-- Start Supplied material --
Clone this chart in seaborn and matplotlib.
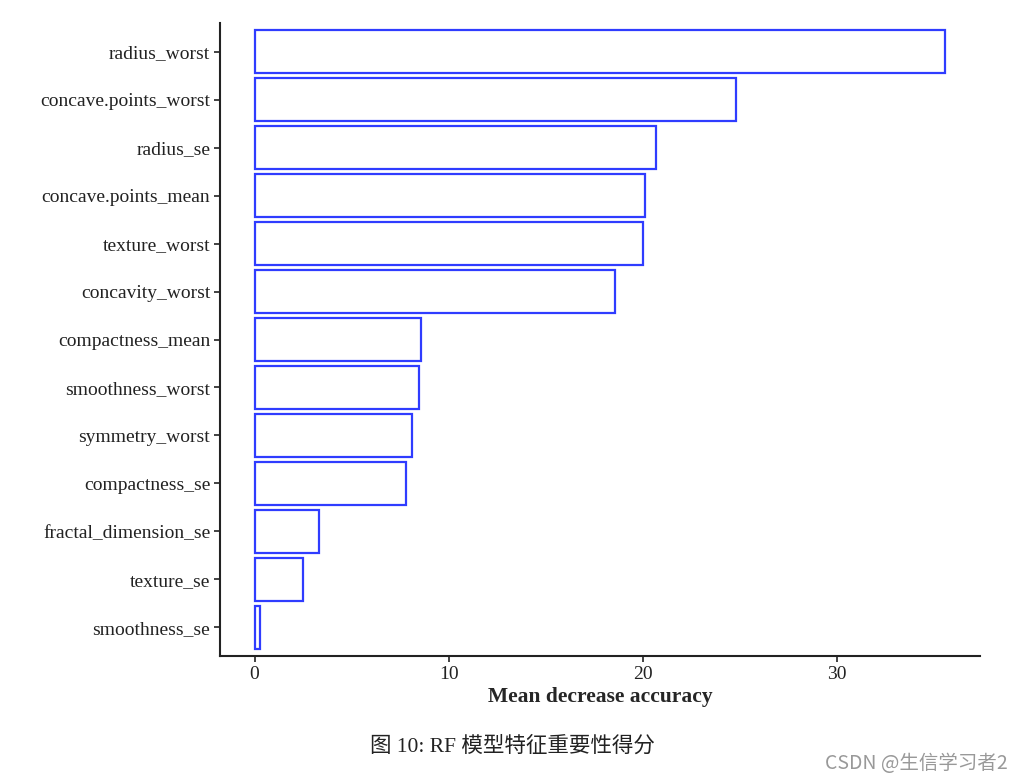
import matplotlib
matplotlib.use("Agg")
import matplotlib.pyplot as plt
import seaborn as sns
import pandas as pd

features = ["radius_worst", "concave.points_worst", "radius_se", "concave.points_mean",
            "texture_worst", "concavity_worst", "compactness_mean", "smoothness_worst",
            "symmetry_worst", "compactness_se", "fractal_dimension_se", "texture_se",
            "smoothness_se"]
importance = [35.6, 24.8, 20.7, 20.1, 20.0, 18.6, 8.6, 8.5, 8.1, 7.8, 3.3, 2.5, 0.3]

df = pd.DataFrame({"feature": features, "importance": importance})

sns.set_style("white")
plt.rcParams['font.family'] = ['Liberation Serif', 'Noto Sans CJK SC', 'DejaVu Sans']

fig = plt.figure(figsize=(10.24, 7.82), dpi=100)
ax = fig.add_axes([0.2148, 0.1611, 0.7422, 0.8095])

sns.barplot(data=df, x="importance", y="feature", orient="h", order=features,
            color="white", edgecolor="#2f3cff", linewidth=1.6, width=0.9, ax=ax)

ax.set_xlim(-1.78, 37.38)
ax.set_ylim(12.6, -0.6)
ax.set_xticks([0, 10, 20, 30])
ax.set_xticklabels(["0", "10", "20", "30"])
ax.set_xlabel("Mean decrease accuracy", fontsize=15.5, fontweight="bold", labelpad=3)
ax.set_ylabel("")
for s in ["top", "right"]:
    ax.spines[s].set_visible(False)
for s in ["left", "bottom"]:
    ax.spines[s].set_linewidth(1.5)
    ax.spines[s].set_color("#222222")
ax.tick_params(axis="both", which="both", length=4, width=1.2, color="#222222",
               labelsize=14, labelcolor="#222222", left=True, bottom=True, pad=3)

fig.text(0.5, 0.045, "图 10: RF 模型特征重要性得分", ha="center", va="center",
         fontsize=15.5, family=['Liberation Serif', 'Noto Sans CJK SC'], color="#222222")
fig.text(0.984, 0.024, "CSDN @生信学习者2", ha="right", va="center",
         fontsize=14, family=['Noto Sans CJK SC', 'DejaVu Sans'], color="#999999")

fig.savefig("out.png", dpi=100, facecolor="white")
-- End Supplied material --
Repeat the material above in full and unchanged, minus its images.

> [Reply to the exercise]
Clone this chart in seaborn and matplotlib.
import matplotlib
matplotlib.use("Agg")
import matplotlib.pyplot as plt
import seaborn as sns
import pandas as pd

features = ["radius_worst", "concave.points_worst", "radius_se", "concave.points_mean",
            "texture_worst", "concavity_worst", "compactness_mean", "smoothness_worst",
            "symmetry_worst", "compactness_se", "fractal_dimension_se", "texture_se",
            "smoothness_se"]
importance = [35.6, 24.8, 20.7, 20.1, 20.0, 18.6, 8.6, 8.5, 8.1, 7.8, 3.3, 2.5, 0.3]

df = pd.DataFrame({"feature": features, "importance": importance})

sns.set_style("white")
plt.rcParams['font.family'] = ['Liberation Serif', 'Noto Sans CJK SC', 'DejaVu Sans']

fig = plt.figure(figsize=(10.24, 7.82), dpi=100)
ax = fig.add_axes([0.2148, 0.1611, 0.7422, 0.8095])

sns.barplot(data=df, x="importance", y="feature", orient="h", order=features,
            color="white", edgecolor="#2f3cff", linewidth=1.6, width=0.9, ax=ax)

ax.set_xlim(-1.78, 37.38)
ax.set_ylim(12.6, -0.6)
ax.set_xticks([0, 10, 20, 30])
ax.set_xticklabels(["0", "10", "20", "30"])
ax.set_xlabel("Mean decrease accuracy", fontsize=15.5, fontweight="bold", labelpad=3)
ax.set_ylabel("")
for s in ["top", "right"]:
    ax.spines[s].set_visible(False)
for s in ["left", "bottom"]:
    ax.spines[s].set_linewidth(1.5)
    ax.spines[s].set_color("#222222")
ax.tick_params(axis="both", which="both", length=4, width=1.2, color="#222222",
               labelsize=14, labelcolor="#222222", left=True, bottom=True, pad=3)

fig.text(0.5, 0.045, "图 10: RF 模型特征重要性得分", ha="center", va="center",
         fontsize=15.5, family=['Liberation Serif', 'Noto Sans CJK SC'], color="#222222")
fig.text(0.984, 0.024, "CSDN @生信学习者2", ha="right", va="center",
         fontsize=14, family=['Noto Sans CJK SC', 'DejaVu Sans'], color="#999999")

fig.savefig("out.png", dpi=100, facecolor="white")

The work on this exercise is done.